— BEGIN —

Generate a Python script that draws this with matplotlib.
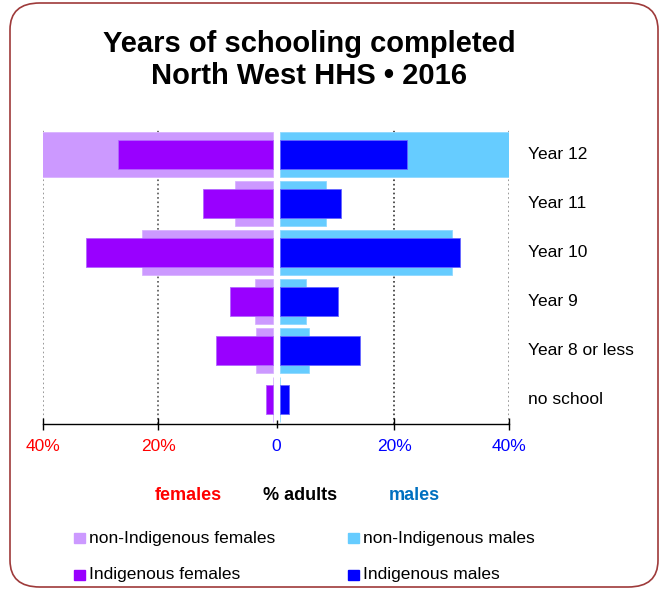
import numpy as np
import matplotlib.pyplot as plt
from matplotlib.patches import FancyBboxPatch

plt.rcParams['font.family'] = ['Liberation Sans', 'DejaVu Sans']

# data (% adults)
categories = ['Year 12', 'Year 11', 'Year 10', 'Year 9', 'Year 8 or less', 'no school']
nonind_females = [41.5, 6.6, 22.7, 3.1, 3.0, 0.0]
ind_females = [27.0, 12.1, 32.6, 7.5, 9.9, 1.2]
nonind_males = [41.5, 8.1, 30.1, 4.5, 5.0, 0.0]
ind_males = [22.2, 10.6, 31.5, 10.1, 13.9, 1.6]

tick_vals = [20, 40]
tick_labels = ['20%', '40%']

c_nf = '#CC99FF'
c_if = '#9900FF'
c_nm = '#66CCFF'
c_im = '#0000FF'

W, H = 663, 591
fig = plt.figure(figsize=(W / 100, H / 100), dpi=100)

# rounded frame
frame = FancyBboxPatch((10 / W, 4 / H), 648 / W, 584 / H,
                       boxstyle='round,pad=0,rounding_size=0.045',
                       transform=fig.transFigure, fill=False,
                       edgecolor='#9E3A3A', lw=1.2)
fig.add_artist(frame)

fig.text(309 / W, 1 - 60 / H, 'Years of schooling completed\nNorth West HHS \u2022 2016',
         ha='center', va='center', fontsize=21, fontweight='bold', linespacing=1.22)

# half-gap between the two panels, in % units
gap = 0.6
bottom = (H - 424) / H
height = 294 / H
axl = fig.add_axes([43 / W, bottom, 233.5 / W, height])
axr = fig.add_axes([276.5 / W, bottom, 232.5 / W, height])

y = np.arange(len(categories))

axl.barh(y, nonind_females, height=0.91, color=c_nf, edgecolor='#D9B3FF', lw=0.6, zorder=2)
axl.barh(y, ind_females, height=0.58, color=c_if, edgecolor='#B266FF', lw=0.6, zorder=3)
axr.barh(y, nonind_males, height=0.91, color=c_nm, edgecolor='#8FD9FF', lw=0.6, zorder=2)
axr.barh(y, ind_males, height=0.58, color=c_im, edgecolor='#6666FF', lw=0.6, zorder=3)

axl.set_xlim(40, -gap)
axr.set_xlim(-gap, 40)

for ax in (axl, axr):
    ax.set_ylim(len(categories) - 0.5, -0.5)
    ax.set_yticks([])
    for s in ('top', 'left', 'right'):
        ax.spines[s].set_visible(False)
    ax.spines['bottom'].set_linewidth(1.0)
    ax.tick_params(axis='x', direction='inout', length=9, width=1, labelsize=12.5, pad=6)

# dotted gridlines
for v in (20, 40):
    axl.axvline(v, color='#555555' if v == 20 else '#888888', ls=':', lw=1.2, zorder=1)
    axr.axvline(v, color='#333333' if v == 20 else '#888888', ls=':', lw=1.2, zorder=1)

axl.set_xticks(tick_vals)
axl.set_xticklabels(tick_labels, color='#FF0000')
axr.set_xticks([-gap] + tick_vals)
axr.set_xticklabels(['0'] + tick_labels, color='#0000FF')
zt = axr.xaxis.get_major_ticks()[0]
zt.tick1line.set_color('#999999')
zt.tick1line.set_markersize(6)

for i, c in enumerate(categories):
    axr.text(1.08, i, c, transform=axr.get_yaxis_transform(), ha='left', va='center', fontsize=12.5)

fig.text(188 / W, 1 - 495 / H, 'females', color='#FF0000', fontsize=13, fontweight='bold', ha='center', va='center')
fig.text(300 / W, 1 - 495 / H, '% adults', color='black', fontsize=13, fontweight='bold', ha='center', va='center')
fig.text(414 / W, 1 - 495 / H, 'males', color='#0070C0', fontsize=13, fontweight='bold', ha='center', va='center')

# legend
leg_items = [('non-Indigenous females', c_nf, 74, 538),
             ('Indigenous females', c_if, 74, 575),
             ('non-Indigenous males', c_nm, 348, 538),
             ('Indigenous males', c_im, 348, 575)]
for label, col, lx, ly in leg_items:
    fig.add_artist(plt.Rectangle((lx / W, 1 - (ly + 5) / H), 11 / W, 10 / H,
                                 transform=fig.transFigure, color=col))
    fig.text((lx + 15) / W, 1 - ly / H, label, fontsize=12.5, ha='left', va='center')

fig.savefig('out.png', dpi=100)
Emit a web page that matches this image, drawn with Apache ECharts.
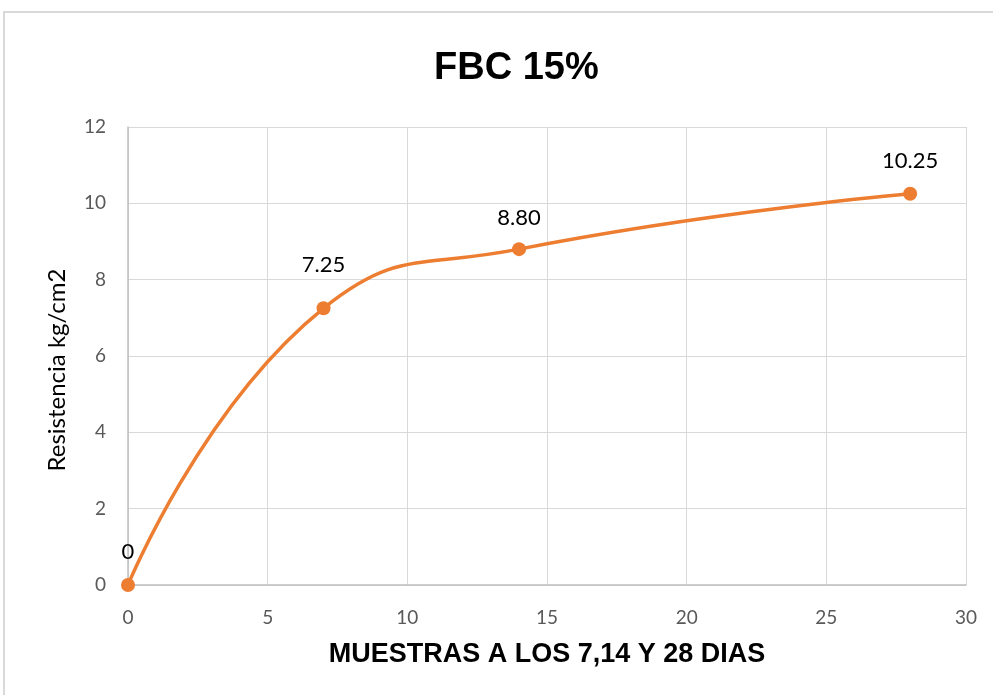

— END —

• DESCRIPTION OF THE TASK:
Set the entries down again exactly. Do not include the images.

• RESULT FOR THIS TASK:
Generate a Python script that draws this with matplotlib.
import numpy as np
import matplotlib.pyplot as plt
from matplotlib.patches import FancyBboxPatch

plt.rcParams['font.family'] = ['Liberation Sans', 'DejaVu Sans']

# data (% adults)
categories = ['Year 12', 'Year 11', 'Year 10', 'Year 9', 'Year 8 or less', 'no school']
nonind_females = [41.5, 6.6, 22.7, 3.1, 3.0, 0.0]
ind_females = [27.0, 12.1, 32.6, 7.5, 9.9, 1.2]
nonind_males = [41.5, 8.1, 30.1, 4.5, 5.0, 0.0]
ind_males = [22.2, 10.6, 31.5, 10.1, 13.9, 1.6]

tick_vals = [20, 40]
tick_labels = ['20%', '40%']

c_nf = '#CC99FF'
c_if = '#9900FF'
c_nm = '#66CCFF'
c_im = '#0000FF'

W, H = 663, 591
fig = plt.figure(figsize=(W / 100, H / 100), dpi=100)

# rounded frame
frame = FancyBboxPatch((10 / W, 4 / H), 648 / W, 584 / H,
                       boxstyle='round,pad=0,rounding_size=0.045',
                       transform=fig.transFigure, fill=False,
                       edgecolor='#9E3A3A', lw=1.2)
fig.add_artist(frame)

fig.text(309 / W, 1 - 60 / H, 'Years of schooling completed\nNorth West HHS \u2022 2016',
         ha='center', va='center', fontsize=21, fontweight='bold', linespacing=1.22)

# half-gap between the two panels, in % units
gap = 0.6
bottom = (H - 424) / H
height = 294 / H
axl = fig.add_axes([43 / W, bottom, 233.5 / W, height])
axr = fig.add_axes([276.5 / W, bottom, 232.5 / W, height])

y = np.arange(len(categories))

axl.barh(y, nonind_females, height=0.91, color=c_nf, edgecolor='#D9B3FF', lw=0.6, zorder=2)
axl.barh(y, ind_females, height=0.58, color=c_if, edgecolor='#B266FF', lw=0.6, zorder=3)
axr.barh(y, nonind_males, height=0.91, color=c_nm, edgecolor='#8FD9FF', lw=0.6, zorder=2)
axr.barh(y, ind_males, height=0.58, color=c_im, edgecolor='#6666FF', lw=0.6, zorder=3)

axl.set_xlim(40, -gap)
axr.set_xlim(-gap, 40)

for ax in (axl, axr):
    ax.set_ylim(len(categories) - 0.5, -0.5)
    ax.set_yticks([])
    for s in ('top', 'left', 'right'):
        ax.spines[s].set_visible(False)
    ax.spines['bottom'].set_linewidth(1.0)
    ax.tick_params(axis='x', direction='inout', length=9, width=1, labelsize=12.5, pad=6)

# dotted gridlines
for v in (20, 40):
    axl.axvline(v, color='#555555' if v == 20 else '#888888', ls=':', lw=1.2, zorder=1)
    axr.axvline(v, color='#333333' if v == 20 else '#888888', ls=':', lw=1.2, zorder=1)

axl.set_xticks(tick_vals)
axl.set_xticklabels(tick_labels, color='#FF0000')
axr.set_xticks([-gap] + tick_vals)
axr.set_xticklabels(['0'] + tick_labels, color='#0000FF')
zt = axr.xaxis.get_major_ticks()[0]
zt.tick1line.set_color('#999999')
zt.tick1line.set_markersize(6)

for i, c in enumerate(categories):
    axr.text(1.08, i, c, transform=axr.get_yaxis_transform(), ha='left', va='center', fontsize=12.5)

fig.text(188 / W, 1 - 495 / H, 'females', color='#FF0000', fontsize=13, fontweight='bold', ha='center', va='center')
fig.text(300 / W, 1 - 495 / H, '% adults', color='black', fontsize=13, fontweight='bold', ha='center', va='center')
fig.text(414 / W, 1 - 495 / H, 'males', color='#0070C0', fontsize=13, fontweight='bold', ha='center', va='center')

# legend
leg_items = [('non-Indigenous females', c_nf, 74, 538),
             ('Indigenous females', c_if, 74, 575),
             ('non-Indigenous males', c_nm, 348, 538),
             ('Indigenous males', c_im, 348, 575)]
for label, col, lx, ly in leg_items:
    fig.add_artist(plt.Rectangle((lx / W, 1 - (ly + 5) / H), 11 / W, 10 / H,
                                 transform=fig.transFigure, color=col))
    fig.text((lx + 15) / W, 1 - ly / H, label, fontsize=12.5, ha='left', va='center')

fig.savefig('out.png', dpi=100)
Emit a web page that matches this image, drawn with Apache ECharts.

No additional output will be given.